Coffee can improve memory functions (as long as you remember to drink it) and cognitive functions. Coffee has been proven again and again to do wonders for our memories and our cognitive abilities. This is truly where the rubber meets the road in emergency management or frontline response. If you find yourself better able to concentrate in the morning after that first cup, there’s a reason for that. Coffee cooperates nicely with the parts of the brain that are responsible for both memory and cognitive abilities. Coffee can also help with these things as we get older.

Of course, there is a downside to all this consumption.

Caffeine triggers the release of adrenaline – a hormone which triggers a fast response. This fight-or-flight mechanism is great if you're being chased by a bear, but not so great when you're responding to a curt email from an angry customer. When adrenaline is released, your brain is put into a hyper-aroused state, causing you to circumvent rational thinking in favor of a fast response.

The caffeine in your coffee can remove your ability to manage your emotions and may make you more irritable and anxious. Researchers at Carnegie Mellon University found that large doses of caffeine can raise your blood pressure, stimulate the heart, and produce rapid shallow breathing, which deprives the brain of the oxygen needed to keep your thinking calm and rational.

If you find yourself stressed out all the time, your caffeine habit may be to blame. In a study by researchers at Duke University Medical Center, caffeine was shown to exaggerate stress levels in people who consume it every day. The effects of caffeine taken in the morning were shown to persist until bedtime and amplify stress consistently throughout the day. When an hour or two has passed and you start thinking you need another cup, you probably do not. Did you know that if your first cup is at 8 a.m., 25 percent of caffeine will still be in your body at 8 pm?

While there are some great benefits to enjoying coffee in its many splendid forms, there are also some side effects and drawbacks that deserve to be taken seriously.

Now, remember that not all coffee drinks are alike. If you’re the kind of person who wants the fanciest coffee drink imaginable from Starbucks, that’s fine. Just keep in mind that all the sugar and other components added to the more elaborate coffee drinks can dull some if not all of the benefits.

Coffee usage can also potentially lead to osteoporosis.
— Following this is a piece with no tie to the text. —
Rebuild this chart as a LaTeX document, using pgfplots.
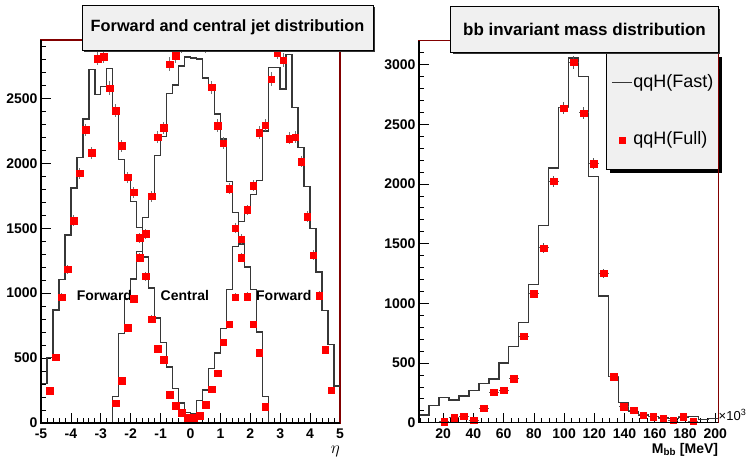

When we drink coffee, we excrete calcium in our urine. The problem with this is that when we lose a lot of calcium, we open ourselves up to the possibility of developing osteoporosis later on down the line.

As a responder, what are you willing to sacrifice for the job? It is one thing to strap on a gun and protect a community or to jump into a fire truck to rescue strangers as you risk life and limb, but are you willing to be wrinkled?

Coffee drinking can give you wrinkles. One of the downsides to coffee is that even though it comes packed with antioxidants, there is the potential for dehydration, as well. Simply put, drinking way too much coffee during the day can dehydrate your body to the point of making it more susceptible to wrinkles.

Here is one that got me personally. Coffee can cause you to gain weight. Notice how coffee with a donut is even better than just a cup of coffee? That’s because caffeine highs can spike our blood sugar levels, causing us to crave sweets and other things.

Oh yeah…there is the poison aspect of it all… It turns out that many store-brand coffees are loaded with pesticides. Great, just great.

Well, it seems that after all of this fact-finding, I am going to continue to use coffee to stay alive and will probably die with a cup in my hand.

Hey, I found out that coffee is the world’s 2nd largest traded commodity after crude oil yet Hawaii is the only American state that grows coffee. We seriously need to start making wiser decisions as a country.

Historical documents say that in 16th century Constantinople, not providing your wife with enough coffee was grounds for divorce. I am pretty sure that still applies today.

As I have already made my decision to continue on with my coffee habit, you must now consider the fate of yours.

Remember, coffee beans grow on a bush and they are actually the pit of a berry which makes coffee a fruit and one of the more heralded food groups.